Countless hours of homework, multiple papers due on the same day, and let’s not forget senior project add to the stress and confusion of trying to figure out senior year.
In addition to these factors, a new bell schedule, a new homeroom system, and even a new lateness policy have been thrown students’ way, more than enough factors to cause even seniors to re-adopt the confused freshman thought process.
Maybe this year, student life is different. What happened to the old adage, “If it ain’t broke, don’t fix it”? Are these changes the reason that senior year seems so much more confusing or is it just the teachers who think we have the ability to complete five assignments in one night? The jury’s still out.
Seniors are expected to set the standards in behavior, academics, and overall achievement and are also given privileges that other classes are not given. Despite all of this, it still seems like this year has been a sequel for “Back to the Future.”
The confusion has made senior year feel more like freshman year and it’s hard to feel like an ‘example’ for the school community amid this year’s changes.
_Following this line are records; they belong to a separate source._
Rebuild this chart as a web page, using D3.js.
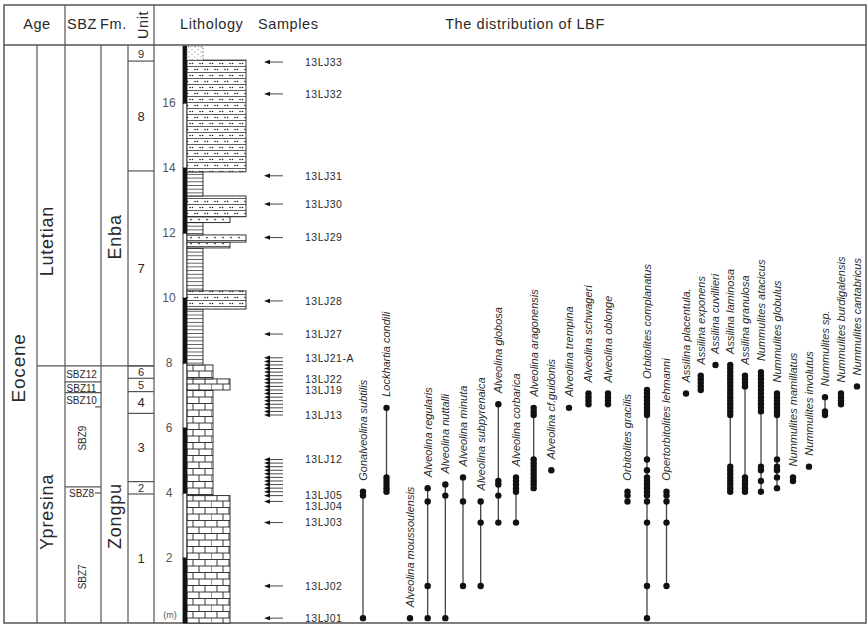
<!DOCTYPE html>
<html>
<head>
<meta charset="utf-8">
<script src="https://cdn.jsdelivr.net/npm/d3@7"></script>
<style>
  body { margin: 0; background: #fff; }
  svg text { font-family: Arial, "Liberation Sans", Helvetica, sans-serif; fill: #2a2a2a; }
</style>
</head>
<body>
<svg id="chart" width="868" height="626"></svg>
<script>
// ---------------- data (depths in metres above section base) ----------------
const depthTicks = [2, 4, 6, 8, 10, 12, 14, 16];
const columnTop = 17.75;

const stageNames = ["Lutetian", "Ypresina"];
const stageBoundary = 7.91;
const stageLabelDepth = [11.75, 3.42];
const epochName = "Eocene";
const epochLabelDepth = 7.85;

const formationNames = ["Enba", "Zongpu"];
const formationLabelDepth = [11.88, 3.29];

const unitNames = ["9", "8", "7", "6", "5", "4", "3", "2", "1"];
const unitTops = [17.75, 17.29, 13.91, 7.91, 7.53, 7.12, 6.45, 4.35, 3.97];

const sbzNames = ["SBZ12", "SBZ11", "SBZ10", "SBZ9", "SBZ8", "SBZ7"];
const sbzLabelDepth = [7.66, 7.23, 6.84, 5.69, 4.0, 1.42];
const sbzVertical = [false, false, false, true, false, true];
const sbzBoundaries = [7.42, 7.09, 4.19];
const sbzPartialBoundaries = [6.65, 4.0];

// lithology layers: base, top, rock type, texture grade (column width class)
const lithBase = [0, 3.92, 7.17, 7.51, 7.94, 9.66, 10.22, 11.54, 11.72, 11.94, 12.32, 12.50, 13.14, 13.88, 17.32];
const lithTop  = [3.92, 7.17, 7.51, 7.94, 9.66, 10.22, 11.54, 11.72, 11.94, 12.32, 12.50, 13.14, 13.88, 17.32, 17.75];
const lithType = ["limestone", "limestone", "limestone", "limestone", "shale", "sandyMarl", "shale", "dotted",
                  "dotted", "shale", "dotted", "sandyMarl", "shale", "sandyMarl", "sand"];
const lithGrade = [3, 2, 3, 2, 1, 4, 1, 3, 4, 1, 3, 4, 1, 4, 1];

// sample horizons
const sampleNames = ["13LJ01", "13LJ02", "13LJ03", "13LJ04", "13LJ05", "", "", "", "", "", "", "", "", "", "13LJ12",
                     "13LJ13", "", "", "", "", "", "", "13LJ19", "", "", "13LJ22", "", "", "", "", "", "13LJ21-A",
                     "13LJ27", "13LJ28", "13LJ29", "13LJ30", "13LJ31", "13LJ32", "13LJ33"];
const sampleDepths = [0.15, 1.14, 3.09, 3.74, 3.92, 4.04, 4.15, 4.26, 4.37, 4.48, 4.59, 4.70, 4.81, 4.92, 5.03,
                      6.40, 6.51, 6.62, 6.73, 6.84, 6.95, 7.06, 7.17, 7.28, 7.39, 7.50, 7.61, 7.72, 7.83, 7.94, 8.05, 8.16,
                      8.89, 9.91, 11.86, 12.89, 13.76, 16.28, 17.26];

// larger benthic foraminifera occurrences (sample depths)
const speciesNames = [
  "Gonalveolina subtilis", "Lockhartia condili", "Alveolina moussoulensis", "Alveolina regularis",
  "Alveolina nuttalli", "Alveolina minuta", "Alveolina subpyrenaica", "Alveolina globosa",
  "Alveolina corbarica", "Alveolina aragonensis", "Alveolina cf.guidonis", "Alveolina trempina",
  "Alveolina schwageri", "Alveolina oblonge", "Orbitolites gracilis", "Orbitolites complanatus",
  "Opertorbitolites lehmanni", "Assilina placentula.", "Assilina exponens", "Assilina cuvillieri",
  "Assilina laminosa", "Assilina granulosa", "Nummulites atacicus", "Nummulites globulus",
  "Nummulites mamillatus", "Nummulites involutus", "Nummulites sp.", "Nummulites burdigalensis",
  "Nummulites cantabricus"
];
const speciesOccurrences = [
  [0.15, 3.92, 4.04],
  [4.04, 4.15, 4.26, 4.37, 4.48, 6.62],
  [0.15],
  [0.15, 1.14, 3.74, 4.15],
  [0.15, 3.92, 4.26],
  [1.14, 3.74, 4.48],
  [1.14, 3.09, 3.74],
  [3.09, 3.92, 4.26, 4.37, 6.73],
  [3.09, 4.04, 4.15, 4.26, 4.37, 4.48],
  [4.15, 4.26, 4.37, 4.48, 4.59, 4.70, 4.81, 4.92, 5.03, 6.40, 6.51, 6.62],
  [4.70],
  [6.62],
  [6.73, 6.84, 6.95, 7.06],
  [6.73, 6.84, 6.95, 7.06],
  [3.74, 3.92, 4.04],
  [0.15, 1.14, 3.09, 3.74, 3.92, 4.04, 4.15, 4.26, 4.37, 4.48, 4.70, 5.03, 6.40, 6.51, 6.62, 6.73, 6.84, 6.95, 7.06, 7.17],
  [1.14, 3.09, 3.74, 3.92, 4.04],
  [7.06],
  [7.17, 7.28, 7.39, 7.50, 7.61],
  [7.94],
  [4.04, 4.15, 4.26, 4.37, 4.48, 4.59, 4.70, 4.81, 6.40, 6.51, 6.62, 6.73, 6.84, 6.95, 7.06, 7.17, 7.28, 7.39, 7.50, 7.61, 7.72, 7.83, 7.94],
  [4.04, 4.15, 4.26, 4.37, 4.48, 7.28, 7.39, 7.50, 7.61],
  [4.04, 4.37, 4.70, 4.81, 6.51, 6.62, 6.73, 6.84, 6.95, 7.06, 7.17, 7.28, 7.39, 7.50, 7.61, 7.72],
  [4.15, 4.48, 4.70, 4.81, 5.03, 6.40, 6.51, 6.62, 6.73, 6.84, 6.95, 7.06],
  [4.37, 4.48],
  [4.81],
  [6.40, 6.51, 6.95],
  [6.73, 6.84, 6.95, 7.06],
  [7.28]
];

// ---------------- layout ----------------
const frame = { x0: 4, x1: 866, y0: 5, yHead: 45, y1: 623 };
const colEdges = { epoch: 4, stage: 37, sbz: 65, fm: 101, unit: 128, lith: 154 };
const RULE = "#555", INK = "#222";

const svg = d3.select("#chart");
const y = d3.scaleLinear().domain([0, 16]).range([623, 103]);
const speciesX = d3.scaleLinear().domain([0, 2, 11, 17, 21, 28]).range([363, 410, 569, 686, 745, 857]);
const lithWidth = d3.scaleOrdinal().domain([1, 2, 3, 4]).range([16, 26, 43, 59]);
const lithX = 187, barX = 183;

// ---------------- lithology fill patterns ----------------
const defs = svg.append("defs");
function pattern(id, w, h) {
  return defs.append("pattern").attr("id", id).attr("patternUnits", "userSpaceOnUse")
    .attr("x", lithX).attr("y", 0).attr("width", w).attr("height", h);
}
const pShale = pattern("shale", 8, 3.7);
pShale.append("rect").attr("width", 8).attr("height", 3.7).attr("fill", "#fff");
pShale.append("line").attr("x1", 0).attr("x2", 8).attr("y1", 0.5).attr("y2", 0.5).attr("stroke", "#333").attr("stroke-width", 0.8);

const pLime = pattern("limestone", 24, 13);
pLime.append("rect").attr("width", 24).attr("height", 13).attr("fill", "#fff");
pLime.append("path").attr("fill", "none").attr("stroke", INK).attr("stroke-width", 0.9)
  .attr("d", "M0,0.5H24M0,7H24M6,0.5V7M18,0.5V7M0,7V13M12,7V13");

const pMarl = pattern("sandyMarl", 20, 12);
pMarl.append("rect").attr("width", 20).attr("height", 12).attr("fill", "#fff");
pMarl.append("path").attr("fill", "none").attr("stroke", "#333").attr("stroke-width", 0.8).attr("d", "M0,0.5H20M0,6.5H20");
[[3, 3.5], [5.5, 3.5], [13, 3.5], [15.5, 3.5], [8, 9.5], [10.5, 9.5], [18, 9.5], [0.5, 9.5]].forEach(([cx, cy]) =>
  pMarl.append("circle").attr("cx", cx).attr("cy", cy).attr("r", 0.8).attr("fill", "#222"));

const pDot = pattern("dotted", 8, 6);
pDot.append("rect").attr("width", 8).attr("height", 6).attr("fill", "#fff");
pDot.append("line").attr("x1", 0).attr("x2", 8).attr("y1", 0.5).attr("y2", 0.5).attr("stroke", "#333").attr("stroke-width", 0.8);
pDot.append("circle").attr("cx", 4).attr("cy", 3.5).attr("r", 0.85).attr("fill", "#222");

const pSand = pattern("sand", 6, 5);
pSand.append("rect").attr("width", 6).attr("height", 5).attr("fill", "#fff");
pSand.append("circle").attr("cx", 2).attr("cy", 2).attr("r", 0.6).attr("fill", "#777");
pSand.append("circle").attr("cx", 5).attr("cy", 4.5).attr("r", 0.6).attr("fill", "#777");

// ---------------- frame and table rules ----------------
const rules = svg.append("g").attr("stroke", RULE).attr("stroke-width", 1.2).attr("fill", "none");
rules.append("rect").attr("x", frame.x0).attr("y", frame.y0)
  .attr("width", frame.x1 - frame.x0).attr("height", frame.y1 - frame.y0).attr("stroke-width", 1.5);
rules.append("line").attr("x1", frame.x0).attr("x2", frame.x1).attr("y1", frame.yHead).attr("y2", frame.yHead).attr("stroke-width", 1.5);
[colEdges.sbz, colEdges.lith].forEach(x =>
  rules.append("line").attr("x1", x).attr("x2", x).attr("y1", frame.y0).attr("y2", frame.yHead));
[colEdges.stage, colEdges.sbz, colEdges.fm, colEdges.unit, colEdges.lith].forEach(x =>
  rules.append("line").attr("x1", x).attr("x2", x).attr("y1", frame.yHead).attr("y2", frame.y1));
rules.append("line").attr("x1", colEdges.stage).attr("x2", colEdges.lith)
  .attr("y1", y(stageBoundary)).attr("y2", y(stageBoundary));
unitTops.slice(1).forEach(d =>
  rules.append("line").attr("x1", colEdges.unit).attr("x2", colEdges.lith).attr("y1", y(d)).attr("y2", y(d)));
sbzBoundaries.forEach(d =>
  rules.append("line").attr("x1", colEdges.sbz).attr("x2", colEdges.fm).attr("y1", y(d)).attr("y2", y(d)));
sbzPartialBoundaries.forEach(d =>
  rules.append("line").attr("x1", colEdges.fm - 6).attr("x2", colEdges.fm).attr("y1", y(d)).attr("y2", y(d)));

// ---------------- header ----------------
const head = svg.append("g").attr("font-size", 14.5).attr("letter-spacing", 0.6);
const hy = 29;
head.append("text").attr("x", 37).attr("y", hy).attr("text-anchor", "middle").text("Age");
head.append("text").attr("x", 82).attr("y", hy).attr("text-anchor", "middle").text("SBZ");
head.append("text").attr("x", 113.5).attr("y", hy).attr("text-anchor", "middle").text("Fm.");
head.append("text").attr("transform", `translate(143,25) rotate(-90)`).attr("dy", "0.35em")
  .attr("text-anchor", "middle").text("Unit");
head.append("text").attr("x", 180).attr("y", hy).text("Lithology");
head.append("text").attr("x", 258).attr("y", hy).text("Samples");
head.append("text").attr("x", 525).attr("y", hy).attr("text-anchor", "middle").text("The distribution  of  LBF");

// ---------------- stratigraphic columns ----------------
function vText(g, x, yy, txt, size) {
  return g.append("text").attr("transform", `translate(${x},${yy}) rotate(-90)`)
    .attr("dy", "0.35em").attr("text-anchor", "middle").attr("font-size", size).text(txt);
}
const strat = svg.append("g").attr("letter-spacing", 0.8);
vText(strat, 18, y(epochLabelDepth), epochName, 19);
stageNames.forEach((s, i) => vText(strat, 47, y(stageLabelDepth[i]), s, 18));
formationNames.forEach((s, i) => vText(strat, 115, y(formationLabelDepth[i]), s, 18));

const unitG = svg.append("g").attr("text-anchor", "middle");
unitNames.forEach((u, i) => {
  const top = unitTops[i], base = i + 1 < unitTops.length ? unitTops[i + 1] : 0;
  const h = y(base) - y(top);
  unitG.append("text").attr("x", 141).attr("y", (y(top) + y(base)) / 2).attr("dy", "0.36em")
    .attr("font-size", h < 16 ? 11 : 13).text(u);
});

const sbzG = svg.append("g").attr("font-size", 10);
sbzNames.forEach((s, i) => {
  if (sbzVertical[i]) vText(sbzG, 82, y(sbzLabelDepth[i]), s, 10);
  else sbzG.append("text").attr("x", 81.5).attr("y", y(sbzLabelDepth[i])).attr("dy", "0.36em")
    .attr("text-anchor", "middle").text(s);
});

// ---------------- depth scale bar and ticks ----------------
const barEdges = [0].concat(depthTicks, [columnTop]);
const bar = svg.append("g");
barEdges.slice(0, -1).forEach((d, i) => {
  bar.append("rect").attr("x", barX).attr("y", y(barEdges[i + 1])).attr("width", 4)
    .attr("height", y(d) - y(barEdges[i + 1]))
    .attr("fill", i % 2 === 0 ? "#111" : "#fff").attr("stroke", "#111").attr("stroke-width", 0.8);
});
const tickG = svg.append("g").attr("font-size", 12).attr("text-anchor", "middle");
depthTicks.forEach(d => tickG.append("text").attr("x", 169).attr("y", y(d)).attr("dy", "0.36em").style("fill", "#555").text(d));
tickG.append("text").attr("x", 170).attr("y", y(0) - 5).attr("font-size", 9).style("fill", "#555").text("(m)");

// ---------------- lithology column ----------------
const lith = svg.append("g");
lithType.forEach((t, i) => {
  const r = lith.append("rect").attr("x", lithX).attr("y", y(lithTop[i]))
    .attr("width", lithWidth(lithGrade[i])).attr("height", y(lithBase[i]) - y(lithTop[i]))
    .attr("fill", `url(#${t})`).attr("stroke", t === "sand" ? "#777" : INK).attr("stroke-width", 0.9);
  if (t === "sand") r.attr("stroke-dasharray", "2,1.5");
});

// ---------------- sample arrows and labels ----------------
const samp = svg.append("g");
sampleDepths.forEach(d => {
  const yy = y(d);
  samp.append("line").attr("x1", 268).attr("x2", 283).attr("y1", yy).attr("y2", yy)
    .attr("stroke", "#333").attr("stroke-width", 0.9);
  samp.append("path").attr("d", `M264,${yy}L270,${yy - 2.2}L270,${yy + 2.2}Z`).attr("fill", "#111");
});
// labels placed from the top down so close neighbours stack below one another
const labelled = sampleNames.map((n, i) => ({ n, d: sampleDepths[i] })).filter(s => s.n)
  .sort((a, b) => b.d - a.d);
let prevY = -Infinity;
labelled.forEach(s => {
  let ly = y(s.d);
  if (ly < prevY + 11) ly = prevY + 11;
  prevY = ly;
  samp.append("text").attr("x", 305).attr("y", ly).attr("dy", "0.36em")
    .attr("font-size", 10.5).attr("letter-spacing", 0.5).text(s.n);
});

// ---------------- LBF range chart ----------------
const lbf = svg.append("g");
speciesNames.forEach((name, i) => {
  const x = speciesX(i);
  const occ = speciesOccurrences[i];
  const [lo, hi] = d3.extent(occ);
  if (hi > lo) lbf.append("line").attr("x1", x).attr("x2", x).attr("y1", y(hi)).attr("y2", y(lo))
    .attr("stroke", "#444").attr("stroke-width", 1.3);
  occ.forEach(d => lbf.append("circle").attr("cx", x).attr("cy", y(d)).attr("r", 3.2).attr("fill", "#111"));
  lbf.append("text").attr("transform", `translate(${x},${y(hi) - 11}) rotate(-90)`)
    .attr("dy", "0.35em").attr("font-size", 11).attr("font-style", "italic").text(name);
});
</script>
</body>
</html>
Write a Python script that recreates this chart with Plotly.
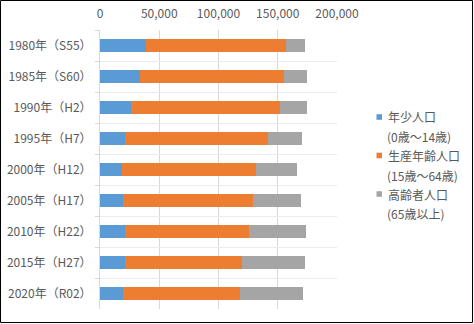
import plotly.graph_objects as go

categories = ["1980年（S55）", "1985年（S60）", "1990年（H2）", "1995年（H7）", "2000年（H12）",
              "2005年（H17）", "2010年（H22）", "2015年（H27）", "2020年（R02）"]
young = [38900, 33800, 26500, 21400, 18600, 19700, 21400, 21400, 19700]
working = [118200, 121600, 125500, 120500, 113200, 109800, 104700, 98500, 98500]
elderly = [16000, 19400, 22800, 28700, 34600, 40300, 47900, 53200, 53300]
series_names = ["年少人口", "生産年齢人口", "高齢者人口"]
series_ranges = ["(0歳～14歳)", "(15歳～64歳)", "(65歳以上)"]
colors = ["#5b9bd5", "#ed7d31", "#a5a5a5"]
x_ticks = [0, 50000, 100000, 150000, 200000]
x_ticklabels = ["0", "50,000", "100,000", "150,000", "200,000"]

W, H = 474, 324
ML, MR, MT, MB = 100, 137, 30, 15
PW, PH = W - ML - MR, H - MT - MB

font_family = "Noto Sans CJK JP, Noto Sans, sans-serif"
text_color = "#595959"


def px_x(p):
    return (p - ML) / PW


def px_y(p):
    return (H - MB - p) / PH


fig = go.Figure()
for vals, name, rng, col in zip([young, working, elderly], series_names, series_ranges, colors):
    fig.add_trace(go.Bar(y=categories, x=vals, orientation="h", name=name + rng,
                         marker=dict(color=col, line=dict(width=0)), showlegend=False))

# legend drawn as shapes + text
legend_top = 117
item_pitch = 38.5
line_pitch = 19.5
for i, (name, rng, col) in enumerate(zip(series_names, series_ranges, colors)):
    yc = legend_top + i * item_pitch
    fig.add_shape(type="rect", xref="paper", yref="paper",
                  x0=px_x(376.5), x1=px_x(382), y0=px_y(yc - 2.8), y1=px_y(yc + 2.8),
                  line=dict(width=0), fillcolor=col)
    fig.add_annotation(xref="paper", yref="paper", x=px_x(386), y=px_y(yc),
                       xanchor="left", yanchor="middle", text=name, showarrow=False,
                       font=dict(size=12, color=text_color))
    fig.add_annotation(xref="paper", yref="paper", x=px_x(385), y=px_y(yc + line_pitch),
                       xanchor="left", yanchor="middle", text=rng, showarrow=False,
                       font=dict(size=12, color=text_color))

fig.add_shape(type="rect", xref="paper", yref="paper",
              x0=px_x(0.5), x1=px_x(472.5), y0=px_y(0.5), y1=px_y(322.5),
              line=dict(color="#000000", width=1), fillcolor="rgba(0,0,0,0)", layer="above")

fig.update_layout(
    width=W, height=H,
    margin=dict(l=ML, r=MR, t=MT, b=MB, autoexpand=False),
    barmode="stack", bargap=0.58,
    plot_bgcolor="white", paper_bgcolor="white",
    font=dict(family=font_family, size=12, color=text_color),
    showlegend=False,
    xaxis=dict(side="top", range=[0, 200000], tickvals=x_ticks, ticktext=x_ticklabels,
               showgrid=True, gridcolor="#d9d9d9", gridwidth=1, zeroline=False,
               showline=False, ticks="", ticklabelstandoff=9,
               tickfont=dict(size=12, color=text_color), fixedrange=True),
    yaxis=dict(autorange="reversed", showgrid=True, gridcolor="#ececec", tickson="boundaries",
               ticks="outside", ticklen=4, tickcolor="#d9d9d9", showline=True, linecolor="#d9d9d9",
               ticklabelstandoff=5,
               tickfont=dict(size=12, color=text_color), fixedrange=True),
)

fig.write_html("out.html")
Every teacher seems to think that ‘because seniors are older they can handle it.’ They take that as a free pass to assign more work, leaving heads spinning and thought processes reeling as seniors attempt to manage the challenge of their last year of high school.
With any luck, once privileges go into effect and as Spirit Week and Prom draw closer, the supposed excitement and thrill of being a senior will become more of a reality, rather than an overrated dream.
Until then, senior year will remain a slightly puzzling time. For now, senior year is a challenge, one that can either be ignored or embraced. If seniors put in hard work to their last year of high school, it’s going to be the best one yet—no magic required.